▶ What you need to do:
Copy all lines of the listing that include the string "this".
⟨
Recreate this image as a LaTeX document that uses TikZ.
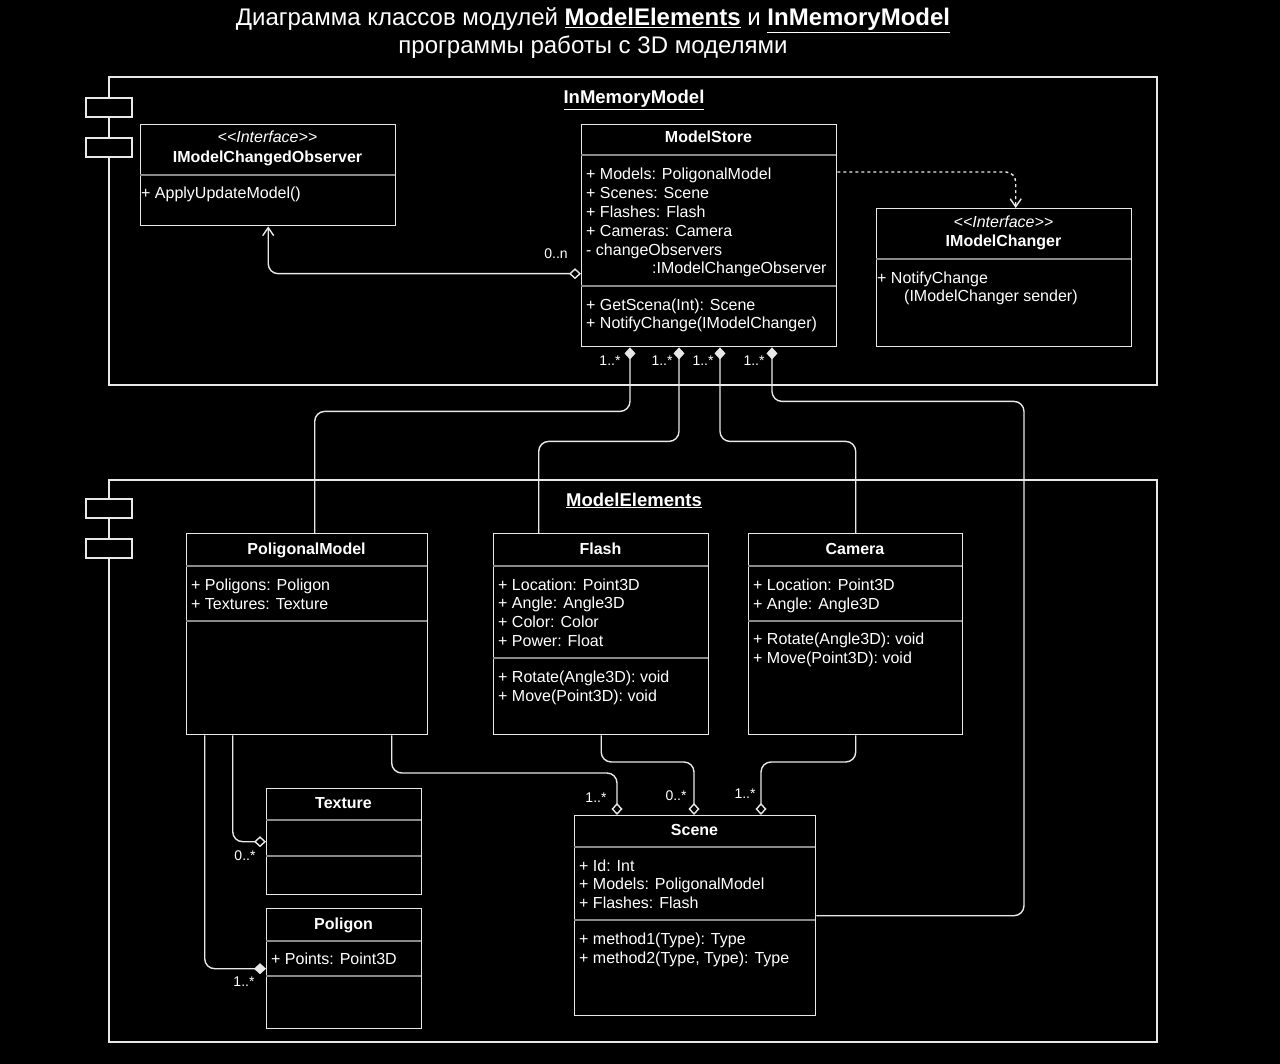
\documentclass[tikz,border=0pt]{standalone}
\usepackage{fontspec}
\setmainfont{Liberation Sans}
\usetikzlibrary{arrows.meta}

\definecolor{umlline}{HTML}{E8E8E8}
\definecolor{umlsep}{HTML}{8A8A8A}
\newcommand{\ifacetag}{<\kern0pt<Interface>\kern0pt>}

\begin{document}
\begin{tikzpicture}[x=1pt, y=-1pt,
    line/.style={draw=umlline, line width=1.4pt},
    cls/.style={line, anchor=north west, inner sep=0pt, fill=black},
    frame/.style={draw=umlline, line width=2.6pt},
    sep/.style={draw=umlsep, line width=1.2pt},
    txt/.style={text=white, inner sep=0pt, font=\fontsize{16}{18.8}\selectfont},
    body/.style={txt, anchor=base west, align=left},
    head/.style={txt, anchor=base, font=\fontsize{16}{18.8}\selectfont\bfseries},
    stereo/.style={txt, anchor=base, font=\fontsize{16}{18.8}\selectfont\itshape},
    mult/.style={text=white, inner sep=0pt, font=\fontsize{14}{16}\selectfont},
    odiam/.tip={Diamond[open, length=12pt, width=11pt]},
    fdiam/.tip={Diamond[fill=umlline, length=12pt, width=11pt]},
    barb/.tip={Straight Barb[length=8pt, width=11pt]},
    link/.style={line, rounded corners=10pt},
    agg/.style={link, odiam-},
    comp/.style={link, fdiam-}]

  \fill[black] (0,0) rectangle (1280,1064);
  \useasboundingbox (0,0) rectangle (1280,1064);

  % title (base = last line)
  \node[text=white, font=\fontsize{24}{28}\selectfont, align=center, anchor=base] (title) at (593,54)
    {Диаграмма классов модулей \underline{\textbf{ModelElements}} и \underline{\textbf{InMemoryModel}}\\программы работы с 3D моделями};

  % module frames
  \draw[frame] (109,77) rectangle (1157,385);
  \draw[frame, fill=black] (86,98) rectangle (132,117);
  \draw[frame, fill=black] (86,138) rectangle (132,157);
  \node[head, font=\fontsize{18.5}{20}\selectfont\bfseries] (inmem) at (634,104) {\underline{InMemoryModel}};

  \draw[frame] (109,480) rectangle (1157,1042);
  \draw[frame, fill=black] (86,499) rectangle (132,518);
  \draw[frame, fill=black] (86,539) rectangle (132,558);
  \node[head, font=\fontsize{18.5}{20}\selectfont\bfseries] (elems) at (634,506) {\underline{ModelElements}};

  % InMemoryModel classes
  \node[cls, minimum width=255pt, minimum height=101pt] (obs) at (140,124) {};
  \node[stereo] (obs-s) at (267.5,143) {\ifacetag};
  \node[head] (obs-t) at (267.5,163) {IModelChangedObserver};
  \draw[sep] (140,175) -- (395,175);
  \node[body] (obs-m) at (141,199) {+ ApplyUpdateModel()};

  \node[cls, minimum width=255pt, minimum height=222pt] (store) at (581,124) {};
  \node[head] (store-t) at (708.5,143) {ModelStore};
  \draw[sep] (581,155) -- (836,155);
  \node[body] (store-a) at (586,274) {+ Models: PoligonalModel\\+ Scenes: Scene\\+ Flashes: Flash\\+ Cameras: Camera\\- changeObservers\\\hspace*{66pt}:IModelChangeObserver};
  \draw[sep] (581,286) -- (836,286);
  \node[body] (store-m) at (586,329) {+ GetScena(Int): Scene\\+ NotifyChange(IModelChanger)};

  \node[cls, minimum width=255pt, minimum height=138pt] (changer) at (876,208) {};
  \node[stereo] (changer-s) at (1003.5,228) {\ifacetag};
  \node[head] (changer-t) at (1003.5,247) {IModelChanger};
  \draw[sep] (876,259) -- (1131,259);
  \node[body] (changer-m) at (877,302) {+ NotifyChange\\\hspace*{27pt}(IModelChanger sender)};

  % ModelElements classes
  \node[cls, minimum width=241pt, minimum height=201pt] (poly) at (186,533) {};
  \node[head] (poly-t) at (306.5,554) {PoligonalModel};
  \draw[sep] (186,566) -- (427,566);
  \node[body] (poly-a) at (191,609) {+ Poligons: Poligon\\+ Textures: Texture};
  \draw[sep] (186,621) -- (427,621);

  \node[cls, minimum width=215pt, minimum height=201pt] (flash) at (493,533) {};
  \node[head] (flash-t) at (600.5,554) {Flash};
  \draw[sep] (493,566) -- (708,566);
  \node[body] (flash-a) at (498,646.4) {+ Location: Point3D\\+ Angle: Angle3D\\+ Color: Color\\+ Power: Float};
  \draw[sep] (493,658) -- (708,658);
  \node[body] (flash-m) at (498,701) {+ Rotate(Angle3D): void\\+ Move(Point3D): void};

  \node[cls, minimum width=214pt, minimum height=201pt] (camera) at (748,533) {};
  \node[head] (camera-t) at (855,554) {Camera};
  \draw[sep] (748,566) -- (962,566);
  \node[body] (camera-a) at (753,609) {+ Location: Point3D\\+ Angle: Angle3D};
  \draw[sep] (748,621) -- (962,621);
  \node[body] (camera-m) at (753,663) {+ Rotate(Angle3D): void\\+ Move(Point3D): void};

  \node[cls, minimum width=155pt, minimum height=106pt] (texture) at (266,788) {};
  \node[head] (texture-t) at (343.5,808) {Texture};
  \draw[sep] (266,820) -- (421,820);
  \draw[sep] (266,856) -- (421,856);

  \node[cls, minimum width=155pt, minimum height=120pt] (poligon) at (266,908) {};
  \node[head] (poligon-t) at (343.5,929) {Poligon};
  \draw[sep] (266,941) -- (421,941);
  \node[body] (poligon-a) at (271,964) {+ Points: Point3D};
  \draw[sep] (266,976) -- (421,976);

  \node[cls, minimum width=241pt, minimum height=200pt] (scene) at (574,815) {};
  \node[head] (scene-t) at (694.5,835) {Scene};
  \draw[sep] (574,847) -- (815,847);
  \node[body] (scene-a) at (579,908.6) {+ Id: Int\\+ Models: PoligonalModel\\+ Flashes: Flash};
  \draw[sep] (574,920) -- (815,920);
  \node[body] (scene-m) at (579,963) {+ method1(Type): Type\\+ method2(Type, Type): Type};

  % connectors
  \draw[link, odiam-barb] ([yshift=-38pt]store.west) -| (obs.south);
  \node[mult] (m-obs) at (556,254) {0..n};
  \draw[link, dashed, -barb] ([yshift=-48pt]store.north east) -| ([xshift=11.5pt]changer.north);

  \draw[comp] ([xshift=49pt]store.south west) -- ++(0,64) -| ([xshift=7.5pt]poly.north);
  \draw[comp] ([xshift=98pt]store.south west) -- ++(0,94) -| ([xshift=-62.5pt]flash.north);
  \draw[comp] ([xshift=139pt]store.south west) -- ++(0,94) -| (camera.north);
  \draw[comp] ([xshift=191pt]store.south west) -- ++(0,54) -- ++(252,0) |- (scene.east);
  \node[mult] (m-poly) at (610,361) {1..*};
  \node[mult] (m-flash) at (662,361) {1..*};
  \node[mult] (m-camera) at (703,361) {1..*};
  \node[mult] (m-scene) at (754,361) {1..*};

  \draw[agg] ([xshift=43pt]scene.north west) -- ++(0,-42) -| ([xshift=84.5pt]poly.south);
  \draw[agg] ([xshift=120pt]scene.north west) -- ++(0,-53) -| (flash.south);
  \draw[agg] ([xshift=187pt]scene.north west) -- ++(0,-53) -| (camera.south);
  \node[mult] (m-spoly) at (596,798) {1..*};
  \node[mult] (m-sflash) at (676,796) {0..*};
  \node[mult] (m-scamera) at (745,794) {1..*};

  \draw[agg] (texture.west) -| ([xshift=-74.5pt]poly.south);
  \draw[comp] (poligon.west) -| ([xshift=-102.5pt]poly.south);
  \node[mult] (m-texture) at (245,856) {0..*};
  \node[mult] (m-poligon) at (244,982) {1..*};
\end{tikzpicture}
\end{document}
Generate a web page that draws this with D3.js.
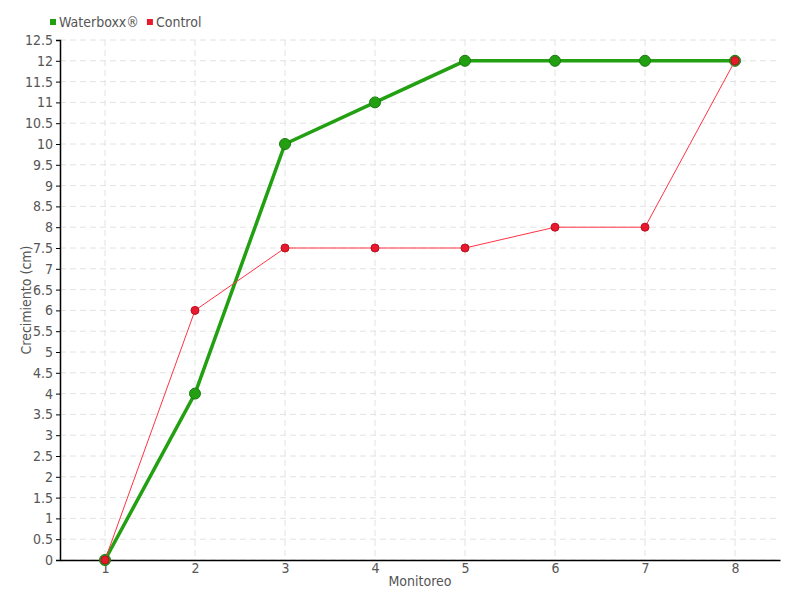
⟩
▶ Task output:
Recreate this image as a LaTeX document that uses TikZ.
Generate a web page that draws this with D3.js.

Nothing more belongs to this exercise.